• Required task: Every line of the material is to be quoted verbatim, minus the pictures.
________________
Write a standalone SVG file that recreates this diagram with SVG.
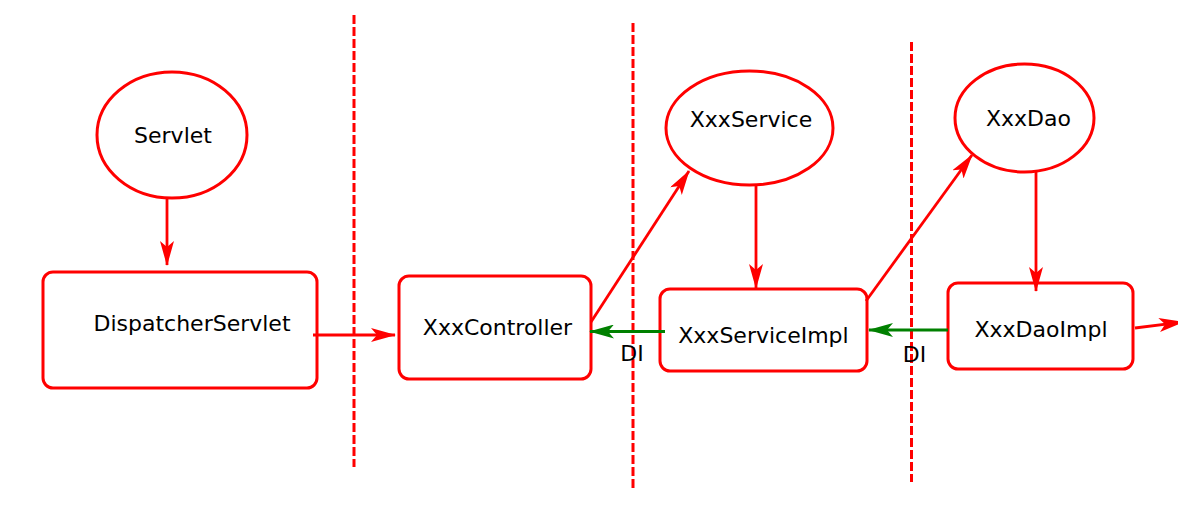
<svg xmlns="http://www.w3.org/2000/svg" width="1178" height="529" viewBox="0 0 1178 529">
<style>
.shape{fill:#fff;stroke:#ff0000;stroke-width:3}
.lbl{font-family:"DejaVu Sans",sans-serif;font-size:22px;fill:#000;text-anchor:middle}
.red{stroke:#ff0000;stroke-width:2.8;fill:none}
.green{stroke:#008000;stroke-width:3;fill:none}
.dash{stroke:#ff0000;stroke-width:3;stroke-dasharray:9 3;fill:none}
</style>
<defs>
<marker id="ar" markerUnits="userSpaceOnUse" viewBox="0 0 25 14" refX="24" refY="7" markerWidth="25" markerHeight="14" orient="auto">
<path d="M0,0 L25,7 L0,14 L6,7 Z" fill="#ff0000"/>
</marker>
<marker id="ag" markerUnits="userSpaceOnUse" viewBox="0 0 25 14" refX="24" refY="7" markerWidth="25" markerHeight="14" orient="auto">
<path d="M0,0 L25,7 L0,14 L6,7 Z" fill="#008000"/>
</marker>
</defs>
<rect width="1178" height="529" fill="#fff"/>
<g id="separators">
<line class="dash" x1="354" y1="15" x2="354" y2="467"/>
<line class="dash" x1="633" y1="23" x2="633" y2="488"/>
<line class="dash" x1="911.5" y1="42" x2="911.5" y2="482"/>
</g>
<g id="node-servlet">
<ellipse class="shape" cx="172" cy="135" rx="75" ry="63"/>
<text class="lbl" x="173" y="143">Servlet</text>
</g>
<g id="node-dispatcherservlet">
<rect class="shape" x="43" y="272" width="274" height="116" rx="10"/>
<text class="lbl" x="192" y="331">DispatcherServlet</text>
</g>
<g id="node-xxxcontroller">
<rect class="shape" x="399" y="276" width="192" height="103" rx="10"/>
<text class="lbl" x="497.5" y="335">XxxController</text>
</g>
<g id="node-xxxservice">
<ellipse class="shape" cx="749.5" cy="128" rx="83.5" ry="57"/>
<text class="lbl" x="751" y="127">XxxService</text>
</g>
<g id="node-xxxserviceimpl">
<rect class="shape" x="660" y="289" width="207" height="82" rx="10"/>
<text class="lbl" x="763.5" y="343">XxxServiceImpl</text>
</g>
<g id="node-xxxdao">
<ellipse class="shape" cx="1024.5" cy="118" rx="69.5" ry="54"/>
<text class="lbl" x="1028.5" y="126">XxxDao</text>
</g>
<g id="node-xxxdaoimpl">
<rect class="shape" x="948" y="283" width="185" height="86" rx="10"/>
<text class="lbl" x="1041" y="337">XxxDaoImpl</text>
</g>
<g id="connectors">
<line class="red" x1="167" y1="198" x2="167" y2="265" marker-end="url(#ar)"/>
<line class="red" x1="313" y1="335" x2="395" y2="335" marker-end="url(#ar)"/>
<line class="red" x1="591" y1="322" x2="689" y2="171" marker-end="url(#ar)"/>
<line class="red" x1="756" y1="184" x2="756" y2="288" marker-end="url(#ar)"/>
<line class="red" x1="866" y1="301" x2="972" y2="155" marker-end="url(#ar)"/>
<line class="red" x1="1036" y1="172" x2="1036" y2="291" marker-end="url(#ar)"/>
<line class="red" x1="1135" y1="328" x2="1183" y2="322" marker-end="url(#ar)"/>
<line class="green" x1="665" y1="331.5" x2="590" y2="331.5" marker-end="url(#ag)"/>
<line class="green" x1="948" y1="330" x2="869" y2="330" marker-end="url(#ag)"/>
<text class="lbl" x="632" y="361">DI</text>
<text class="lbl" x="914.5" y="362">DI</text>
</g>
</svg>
________________
• Exercise result:
Write a standalone SVG file that recreates this diagram with SVG.
<svg xmlns="http://www.w3.org/2000/svg" width="1178" height="529" viewBox="0 0 1178 529">
<style>
.shape{fill:#fff;stroke:#ff0000;stroke-width:3}
.lbl{font-family:"DejaVu Sans",sans-serif;font-size:22px;fill:#000;text-anchor:middle}
.red{stroke:#ff0000;stroke-width:2.8;fill:none}
.green{stroke:#008000;stroke-width:3;fill:none}
.dash{stroke:#ff0000;stroke-width:3;stroke-dasharray:9 3;fill:none}
</style>
<defs>
<marker id="ar" markerUnits="userSpaceOnUse" viewBox="0 0 25 14" refX="24" refY="7" markerWidth="25" markerHeight="14" orient="auto">
<path d="M0,0 L25,7 L0,14 L6,7 Z" fill="#ff0000"/>
</marker>
<marker id="ag" markerUnits="userSpaceOnUse" viewBox="0 0 25 14" refX="24" refY="7" markerWidth="25" markerHeight="14" orient="auto">
<path d="M0,0 L25,7 L0,14 L6,7 Z" fill="#008000"/>
</marker>
</defs>
<rect width="1178" height="529" fill="#fff"/>
<g id="separators">
<line class="dash" x1="354" y1="15" x2="354" y2="467"/>
<line class="dash" x1="633" y1="23" x2="633" y2="488"/>
<line class="dash" x1="911.5" y1="42" x2="911.5" y2="482"/>
</g>
<g id="node-servlet">
<ellipse class="shape" cx="172" cy="135" rx="75" ry="63"/>
<text class="lbl" x="173" y="143">Servlet</text>
</g>
<g id="node-dispatcherservlet">
<rect class="shape" x="43" y="272" width="274" height="116" rx="10"/>
<text class="lbl" x="192" y="331">DispatcherServlet</text>
</g>
<g id="node-xxxcontroller">
<rect class="shape" x="399" y="276" width="192" height="103" rx="10"/>
<text class="lbl" x="497.5" y="335">XxxController</text>
</g>
<g id="node-xxxservice">
<ellipse class="shape" cx="749.5" cy="128" rx="83.5" ry="57"/>
<text class="lbl" x="751" y="127">XxxService</text>
</g>
<g id="node-xxxserviceimpl">
<rect class="shape" x="660" y="289" width="207" height="82" rx="10"/>
<text class="lbl" x="763.5" y="343">XxxServiceImpl</text>
</g>
<g id="node-xxxdao">
<ellipse class="shape" cx="1024.5" cy="118" rx="69.5" ry="54"/>
<text class="lbl" x="1028.5" y="126">XxxDao</text>
</g>
<g id="node-xxxdaoimpl">
<rect class="shape" x="948" y="283" width="185" height="86" rx="10"/>
<text class="lbl" x="1041" y="337">XxxDaoImpl</text>
</g>
<g id="connectors">
<line class="red" x1="167" y1="198" x2="167" y2="265" marker-end="url(#ar)"/>
<line class="red" x1="313" y1="335" x2="395" y2="335" marker-end="url(#ar)"/>
<line class="red" x1="591" y1="322" x2="689" y2="171" marker-end="url(#ar)"/>
<line class="red" x1="756" y1="184" x2="756" y2="288" marker-end="url(#ar)"/>
<line class="red" x1="866" y1="301" x2="972" y2="155" marker-end="url(#ar)"/>
<line class="red" x1="1036" y1="172" x2="1036" y2="291" marker-end="url(#ar)"/>
<line class="red" x1="1135" y1="328" x2="1183" y2="322" marker-end="url(#ar)"/>
<line class="green" x1="665" y1="331.5" x2="590" y2="331.5" marker-end="url(#ag)"/>
<line class="green" x1="948" y1="330" x2="869" y2="330" marker-end="url(#ag)"/>
<text class="lbl" x="632" y="361">DI</text>
<text class="lbl" x="914.5" y="362">DI</text>
</g>
</svg>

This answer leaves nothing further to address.